Don't dismiss this package group out of hand; I've heard that some people are asked to configure a sound card during the RHCE exam. Therefore, it's possible that you'll want to install this package group when you configure the Linux Desktop Environment.
Linux includes a number of different text-based clients for Internet access, including the elinks Web browser; and the fetchmail and mutt e-mail readers. This is closely related to the Graphical Internet package group.
Red Hat has organized all development package groups into this category. They're not just for developers; if you need to recompile the kernel, you'll need the Development Tools package group.
Additional development tools are included when you install other packages such as GNOME Development, Graphics, Web Server, News Server, and more. Unless you need to use development tools to recompile the kernel, I don't believe that you'll have to install this package group during either exam.

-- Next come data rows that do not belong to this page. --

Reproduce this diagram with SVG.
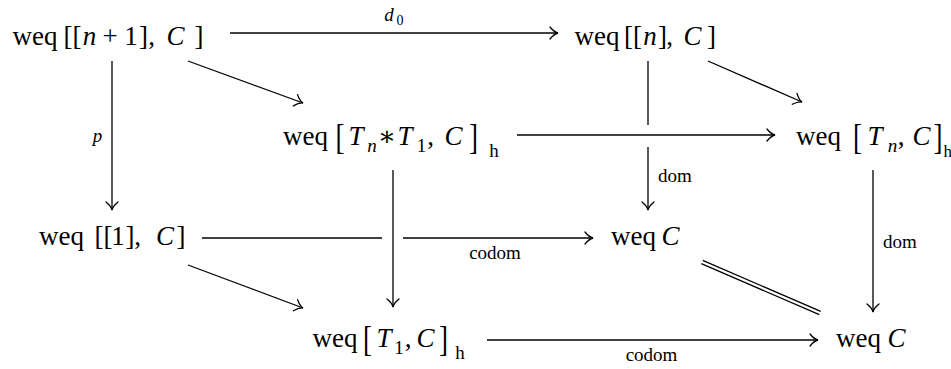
<svg xmlns="http://www.w3.org/2000/svg" width="951" height="369" viewBox="0 0 951 369" font-family="'Liberation Serif', 'Times New Roman', Times, 'Noto Serif', 'DejaVu Serif', serif">
<style>
text{font-family:'Liberation Serif','Times New Roman',Times,'Noto Serif','DejaVu Serif',serif;fill:#000;text-anchor:middle}
.m{font-size:27px}
.i{font-style:italic}
.s{font-size:19px}
.ss{font-size:14px}
.ln{fill:none;stroke:#000;stroke-width:1.3}
</style>
<defs>
<marker id="ah" markerUnits="userSpaceOnUse" markerWidth="20" markerHeight="20" viewBox="-10 -10 20 20" refX="0" refY="0" orient="auto" overflow="visible">
<path d="M-8,-6 C-5,-2.2 -2.5,-0.6 0,0 C-2.5,0.6 -5,2.2 -8,6" fill="none" stroke="#000" stroke-width="1.3" stroke-linecap="round"/>
</marker>
</defs>

<g id="n1">
<text class="m" y="45"><tspan x="35">weq</tspan><tspan x="72.5">[[</tspan><tspan x="89.5" class="i">n</tspan><tspan x="110">+</tspan><tspan x="131">1</tspan><tspan x="143.5">]</tspan><tspan x="151.5">,</tspan><tspan x="175.5" class="i">C</tspan><tspan x="199">]</tspan></text>
</g>

<g id="n2">
<text class="m" y="45"><tspan x="597">weq</tspan><tspan x="633">[[</tspan><tspan x="650" class="i">n</tspan><tspan x="662.5">]</tspan><tspan x="669.5">,</tspan><tspan x="692.5" class="i">C</tspan><tspan x="711.5">]</tspan></text>
</g>

<g id="n3">
<text class="m" x="305.5" y="145">weq</text>
<text class="m" transform="translate(340,149) scale(1,1.35)">[</text>
<text class="m i" x="356" y="145">T</text>
<text class="s i" x="372" y="152">n</text>
<text class="m" x="387" y="145">∗</text>
<text class="m i" x="405" y="145">T</text>
<text class="s" x="421.5" y="152">1</text>
<text class="m" x="430.5" y="145">,</text>
<text class="m i" x="453.5" y="145">C</text>
<text class="m" transform="translate(473.5,149) scale(1,1.35)">]</text>
<text class="s" x="494" y="157">h</text>
</g>

<g id="n4">
<text class="m" x="818.5" y="145">weq</text>
<text class="m" transform="translate(857.5,149) scale(1,1.35)">[</text>
<text class="m i" x="875" y="145">T</text>
<text class="s i" x="892.5" y="152">n</text>
<text class="m" x="901" y="145">,</text>
<text class="m i" x="921.5" y="145">C</text>
<text class="m" transform="translate(938,149) scale(1,1.35)">]</text>
<text style="font-size:17px;text-anchor:start" x="943.5" y="157">h</text>
</g>

<g id="n5">
<text class="m" y="245"><tspan x="61.5">weq</tspan><tspan x="103.5">[[</tspan><tspan x="118">1</tspan><tspan x="130">]</tspan><tspan x="137.5">,</tspan><tspan x="165" class="i">C</tspan><tspan x="181">]</tspan></text>
</g>

<g id="n6">
<text class="m" y="245"><tspan x="633.5">weq</tspan><tspan x="670.5" class="i">C</tspan></text>
</g>

<g id="n7">
<text class="m" x="335" y="347">weq</text>
<text class="m" transform="translate(367.5,351) scale(1,1.35)">[</text>
<text class="m i" x="384" y="347">T</text>
<text class="s" x="399" y="354">1</text>
<text class="m" x="408" y="347">,</text>
<text class="m i" x="425.5" y="347">C</text>
<text class="m" transform="translate(443.5,351) scale(1,1.35)">]</text>
<text class="s" x="460" y="359">h</text>
</g>

<g id="n8">
<text class="m" y="347"><tspan x="858.5">weq</tspan><tspan x="896.5" class="i">C</tspan></text>
</g>

<g id="connectors">
<line class="ln" x1="230" y1="33" x2="558" y2="33" marker-end="url(#ah)"/>
<line class="ln" x1="188" y1="61" x2="303" y2="103" marker-end="url(#ah)"/>
<line class="ln" x1="708" y1="61" x2="802" y2="102" marker-end="url(#ah)"/>
<line class="ln" x1="112" y1="61" x2="112" y2="210" marker-end="url(#ah)"/>
<line class="ln" x1="517" y1="135" x2="775" y2="135" marker-end="url(#ah)"/>
<line class="ln" x1="648" y1="61" x2="648" y2="125"/>
<line class="ln" x1="648" y1="147" x2="648" y2="210" marker-end="url(#ah)"/>
<line class="ln" x1="873" y1="170" x2="873" y2="312" marker-end="url(#ah)"/>
<line class="ln" x1="393" y1="170" x2="393" y2="307" marker-end="url(#ah)"/>
<line class="ln" x1="202" y1="238" x2="382" y2="238"/>
<line class="ln" x1="403" y1="238" x2="593" y2="238" marker-end="url(#ah)"/>
<line class="ln" x1="188" y1="265" x2="303" y2="308" marker-end="url(#ah)"/>
<line class="ln" x1="487" y1="340" x2="818" y2="340" marker-end="url(#ah)"/>
<line class="ln" x1="701.3" y1="263.6" x2="819.3" y2="314.6"/>
<line class="ln" x1="702.7" y1="260.4" x2="820.7" y2="311.4"/>
<text class="s i" x="389" y="21">d</text>
<text class="ss" x="400" y="25">0</text>
<text class="s i" x="97.5" y="142">p</text>
<text class="s" x="675" y="182">dom</text>
<text class="s" x="900" y="248">dom</text>
<text class="s" x="495" y="259">codom</text>
<text class="s" x="651.5" y="361">codom</text>
</g>
</svg>
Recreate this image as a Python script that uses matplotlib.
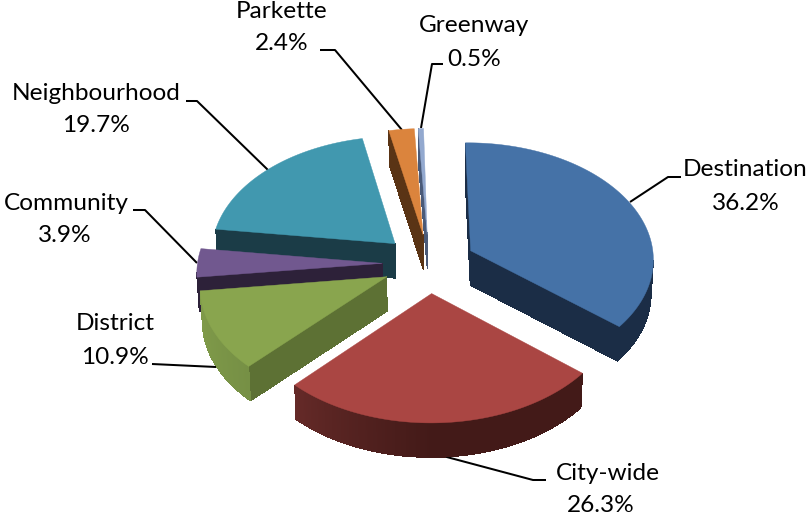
import numpy as np
import matplotlib
matplotlib.use("Agg")
import matplotlib.pyplot as plt
from matplotlib.colors import to_rgb
from matplotlib.patches import Polygon

categories = ["Destination", "City-wide", "District", "Community",
              "Neighbourhood", "Parkette", "Greenway"]
shares = [36.2, 26.3, 10.9, 3.9, 19.7, 2.4, 0.5]

top_colors = ["#4572A7", "#AA4643", "#89A54E", "#71588F", "#4198AF", "#DB843D", "#93A9CF"]
cut_colors = ["#1B2D46", "#4A1D1B", "#5D7134", "#2D2139", "#1B3C47", "#5A3415", "#4A5A78"]
rim_left = ["#1B2D46", "#7F3634", "#7F9A49", "#2D2139", "#1B3C47", "#5A3415", "#6F82A6"]
rim_front = ["#1B2D46", "#431A18", "#6A8240", "#2D2139", "#1B3C47", "#5A3415", "#4A5A78"]

# Perspective mapping from the pie's plane to figure pixels, and the explode distance
H = [186.56169, 16.73621, 428.9327, -5.66086, -99.17376, 263.51541, 0.00655, 0.06564]
EXPLODE = 0.25348
START_ANGLE = 2.64968
DEPTH = 34.5
SHRINK = 0.99
FONT_SIZE = 17.6

# name position, value position, leader path
label_layout = {
    "Destination": ((745, 169), (746, 203), [(630, 202), (668, 177), (681, 177)]),
    "City-wide": ((608, 474), (601, 506), [(443, 456), (533, 480), (546, 480)]),
    "District": ((115, 323), (115, 358), [(152, 364), (216, 367)]),
    "Community": ((66, 204), (65, 236), [(133, 210), (145, 210), (197, 263)]),
    "Neighbourhood": ((96, 93), (96, 126), [(186, 101), (197, 101), (268, 170)]),
    "Parkette": ((282, 11), (282, 43), [(320, 50), (335, 50), (402, 130)]),
    "Greenway": ((474, 26), (474, 59), [(443, 64), (432, 64), (421, 128)]),
}


def project(x, y):
    w = H[6] * x + H[7] * y + 1
    return (H[0] * x + H[1] * y + H[2]) / w, (H[3] * x + H[4] * y + H[5]) / w


def wedge_outline(a0, a1):
    mid = np.radians((a0 + a1) / 2 + START_ANGLE)
    ox, oy = EXPLODE * np.sin(mid), EXPLODE * np.cos(mid)
    th = np.radians(np.linspace(a0, a1, max(int(a1 - a0) * 2, 4)) + START_ANGLE)
    xs = np.r_[ox, ox + np.sin(th)]
    ys = np.r_[oy, oy + np.cos(th)]
    return np.column_stack(project(xs, ys))


def lerp(c0, c1, t):
    a, b = np.array(to_rgb(c0)), np.array(to_rgb(c1))
    return tuple(a + (b - a) * t)


def lowered(point):
    return np.array([430 + (point[0] - 430) * SHRINK, point[1] + DEPTH])


fig = plt.figure(figsize=(8.09, 5.15), dpi=100)
ax = fig.add_axes([0, 0, 1, 1])
ax.set_xlim(0, 809)
ax.set_ylim(515, 0)
ax.axis("off")

for name in categories:
    _, _, path = label_layout[name]
    ax.plot(*zip(*path), color="black", lw=1.45, solid_capstyle="butt", zorder=1)

edges = np.r_[0, np.cumsum(shares)] / 100 * 360
# Slices are painted back to front
paint_order = [5, 6, 4, 3, 2, 0, 1]
for z, i in enumerate(paint_order):
    pts = wedge_outline(edges[i], edges[i + 1])
    n = len(pts)
    centroid = pts.mean(axis=0)
    for k in range(n):
        p, q = pts[k], pts[(k + 1) % n]
        d = q - p
        normal = np.array([d[1], -d[0]]) / (np.hypot(*d) + 1e-9)
        if normal @ ((p + q) / 2 - centroid) < 0:
            normal = -normal
        if normal[1] <= 0:
            continue
        if k == 0 or k == n - 1:
            col = cut_colors[i]
        else:
            col = lerp(rim_left[i], rim_front[i], np.clip(normal[0] + 1, 0, 1))
        # Hard-edged quads leave no seams between neighbouring rim steps
        quad = [p, q, lowered(q), lowered(p)]
        ax.add_patch(Polygon(quad, closed=True, fc=col, ec="none", lw=0, antialiased=False,
                             zorder=10 + 2 * z))
    ax.add_patch(Polygon(pts, closed=True, fc=top_colors[i], ec=top_colors[i], lw=0.3,
                         zorder=11 + 2 * z))

for name, share in zip(categories, shares):
    name_xy, value_xy, _ = label_layout[name]
    ax.text(*name_xy, name, ha="center", va="center", family="Lato", fontsize=FONT_SIZE,
            color="black", zorder=40)
    ax.text(*value_xy, f"{share:.1f}%", ha="center", va="center", family="Lato",
            fontsize=FONT_SIZE, color="black", zorder=40)

fig.savefig("out.png", dpi=100, facecolor="white")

The Development Libraries package group includes systems that can help you add or modify features for a wide range of programs such as those associated with PCI utilities and even the rpm command.
This group includes a large number of development tools, such as make, gcc, perl, and python, useful for compiling such things as the kernel.
The GNOME group includes the basic packages required to develop additional GTK+ and GNOME GUI applications. Some of these packages can help work with a GUI tool that can help compile the kernel. For more information, see Chapter 8.
This group includes packages that can help you develop programs in Java.
The KDE group includes the basic packages required to develop additional QT and KDE GUI applications. Some of these packages can help work with a GUI tool that can help compile the kernel. For more information, see Chapter 8.
Red Hat makes it possible to develop software on RHEL for older versions of Red Hat Linux. The Legacy Software Development group includes support for older C and C++ language compilers. As there is no reference to these software development packages in any materials related to the RHCT or RHCE exams, I don't believe that you'll have to install this package group during either exam.
The Ruby programming language is becoming more popular, especially for Web development. The associated package group adds a development environment for this language.
The X Software Development group includes the basic packages required to develop additional GUI applications. No reference to X Software Development packages appears in any materials related to the RHCT or RHCE exams; therefore, I don't believe that you'll have to install this package group during either exam.
Naturally, there are a number of servers associated with Linux. They're all available from the Servers group. As none are selected by default, you'll want to pay careful attention here. For example, if your exam requires you to install sendmail, bind, and Samba, you'll want to install the Mail Server, DNS Server, and Windows File Server package groups.
The DNS Name Server group includes the tools you need to configure and maintain a Domain Name System server on the local Linux computer. In the Linux world, a DNS server is also known as a nameserver, based on the Berkeley Internet Name Domain (BIND). While it is not installed by default, the Red Hat Exam Prep guide suggests that you may have to configure a DNS caching or slave server during the RHCE exam.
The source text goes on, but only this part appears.